→ **REQUIREMENT**
Retype the lines beneath this one, from the first through the line containing "(15,78) -- (15,100);". Pictures are left out.

→ **SUPPLIED DATA**

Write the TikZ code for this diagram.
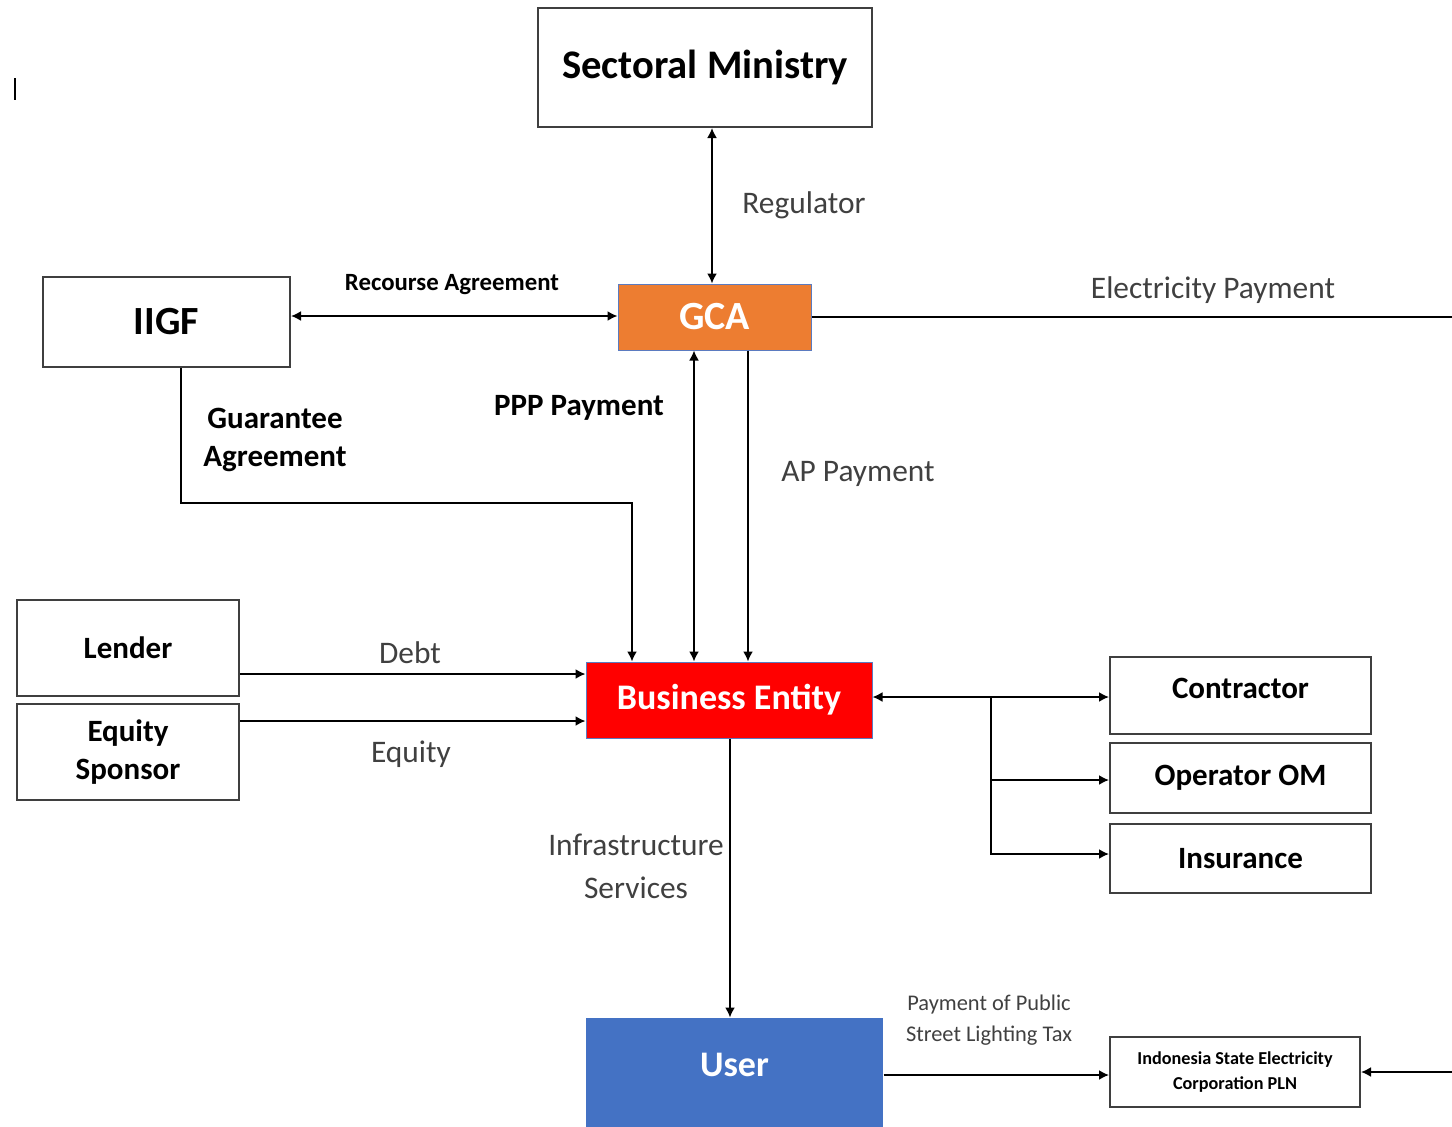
\documentclass[tikz,border=0pt]{standalone}
\usepackage{fontspec}
\setmainfont{Carlito}
\usetikzlibrary{arrows.meta}
\definecolor{boxgray}{HTML}{3F3F3F}
\definecolor{labgray}{HTML}{404040}
\definecolor{gcaorange}{HTML}{ED7D31}
\definecolor{userblue}{HTML}{4472C4}
\definecolor{edgeblue}{HTML}{5B7BC0}

\begin{document}
\begin{tikzpicture}[x=0.5pt,y=-0.5pt,
  box/.style={draw=boxgray,line width=1pt,fill=white,inner sep=0pt,align=center,font=\bfseries\fontsize{15.5}{19}\selectfont},
  colbox/.style={draw=edgeblue,line width=0.5pt,inner sep=0pt,text=white,font=\bfseries\fontsize{18}{22}\selectfont},
  lab/.style={inner sep=0pt,align=center,text=labgray,font=\fontsize{15.7}{19}\selectfont},
  blab/.style={inner sep=0pt,align=center,font=\bfseries\fontsize{15.5}{19}\selectfont},
  arr/.style={line width=0.9pt,-{Latex[length=5pt,width=5pt]}},
  darr/.style={line width=0.9pt,{Latex[length=5pt,width=5pt]}-{Latex[length=5pt,width=5pt]}}]
\useasboundingbox (0,0) rectangle (1452,1126);

\draw[line width=0.6pt] (15,78) -- (15,100);

\node[box,minimum width=167pt,minimum height=59.5pt,font=\bfseries\fontsize{20.3}{24}\selectfont] (sm) at (705,67.5) {Sectoral Ministry};
\node[colbox,fill=gcaorange,minimum width=96.5pt,minimum height=33pt,font=\bfseries\fontsize{20}{24}\selectfont] (gca) at (714.5,317) {GCA};
\node[box,minimum width=123.5pt,minimum height=45pt,font=\bfseries\fontsize{20}{24}\selectfont] (iigf) at (166.5,322) {IIGF};
\node[colbox,fill=red,minimum width=143pt,minimum height=38pt] (be) at (729,700) {Business Entity};
\node[box,minimum width=111pt,minimum height=48pt] (lender) at (128,648) {Lender};
\node[box,minimum width=111pt,minimum height=48pt] (eq) at (128,752) {Equity\\Sponsor};
\node[box,minimum width=130.5pt,minimum height=38.5pt,text depth=7.5pt] (con) at (1240.5,695.5) {Contractor};
\node[box,minimum width=130.5pt,minimum height=35pt] (op) at (1240.5,778) {Operator OM};
\node[box,minimum width=130.5pt,minimum height=34.5pt] (ins) at (1240.5,858.5) {Insurance};
\node[colbox,draw=none,fill=userblue,minimum width=148.5pt,minimum height=61pt,text depth=14pt] (user) at (734.5,1079) {User};
\node[box,minimum width=125pt,minimum height=35pt,font=\bfseries\fontsize{9.1}{12.5}\selectfont] (pln) at (1235,1072) {Indonesia State Electricity\\Corporation PLN};

\node[lab] (reg) at (804,205) {Regulator};
\node[blab,font=\bfseries\fontsize{12.4}{15}\selectfont] (rec) at (452,285) {Recourse Agreement};
\node[lab] (elec) at (1213,290) {Electricity Payment};
\node[blab] (guar) at (275,440) {Guarantee\\Agreement};
\node[blab] (ppp) at (579,408) {PPP Payment};
\node[lab] (ap) at (858,474) {AP Payment};
\node[lab] (debt) at (410,653) {Debt};
\node[lab] (eqty) at (411,754) {Equity};
\node[lab,font=\fontsize{15.7}{21.5}\selectfont] (infra) at (636,866) {Infrastructure\\Services};
\node[lab,font=\fontsize{11.2}{15.5}\selectfont] (pay) at (989,1020) {Payment of Public\\Street Lighting Tax};

\coordinate (edge) at (1500,0);
\coordinate (br) at (991,697);

\draw[darr] (sm.south -| 712,0) -- (gca.north -| 712,0);
\draw[darr] (iigf.east |- 0,316) -- (gca.west |- 0,316);
\draw[arr] (gca.east) -- (gca.east -| edge) |- (pln.east);
\draw[arr] (iigf.south -| 181,0) -- (181,503) -| (be.north -| 632,0);
\draw[darr] (be.north -| 694,0) -- (gca.south -| 694,0);
\draw[arr] (gca.south -| 748,0) -- (be.north -| 748,0);
\draw[arr] (lender.east |- 0,674) -- (be.west |- 0,674);
\draw[arr] (eq.east |- 0,721) -- (be.west |- 0,721);
\draw[darr] (be.east |- br) -- (con.west |- br);
\draw[arr] (br) |- (op.west |- 0,780);
\draw[arr] (br) |- (ins.west |- 0,854);
\draw[arr] (be.south -| 730,0) -- (user.north -| 730,0);
\draw[arr] (user.east |- 0,1075) -- (pln.west |- 0,1075);
\end{tikzpicture}
\end{document}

→ **IN RESPONSE**
Write the TikZ code for this diagram.
\documentclass[tikz,border=0pt]{standalone}
\usepackage{fontspec}
\setmainfont{Carlito}
\usetikzlibrary{arrows.meta}
\definecolor{boxgray}{HTML}{3F3F3F}
\definecolor{labgray}{HTML}{404040}
\definecolor{gcaorange}{HTML}{ED7D31}
\definecolor{userblue}{HTML}{4472C4}
\definecolor{edgeblue}{HTML}{5B7BC0}

\begin{document}
\begin{tikzpicture}[x=0.5pt,y=-0.5pt,
  box/.style={draw=boxgray,line width=1pt,fill=white,inner sep=0pt,align=center,font=\bfseries\fontsize{15.5}{19}\selectfont},
  colbox/.style={draw=edgeblue,line width=0.5pt,inner sep=0pt,text=white,font=\bfseries\fontsize{18}{22}\selectfont},
  lab/.style={inner sep=0pt,align=center,text=labgray,font=\fontsize{15.7}{19}\selectfont},
  blab/.style={inner sep=0pt,align=center,font=\bfseries\fontsize{15.5}{19}\selectfont},
  arr/.style={line width=0.9pt,-{Latex[length=5pt,width=5pt]}},
  darr/.style={line width=0.9pt,{Latex[length=5pt,width=5pt]}-{Latex[length=5pt,width=5pt]}}]
\useasboundingbox (0,0) rectangle (1452,1126);

\draw[line width=0.6pt] (15,78) -- (15,100);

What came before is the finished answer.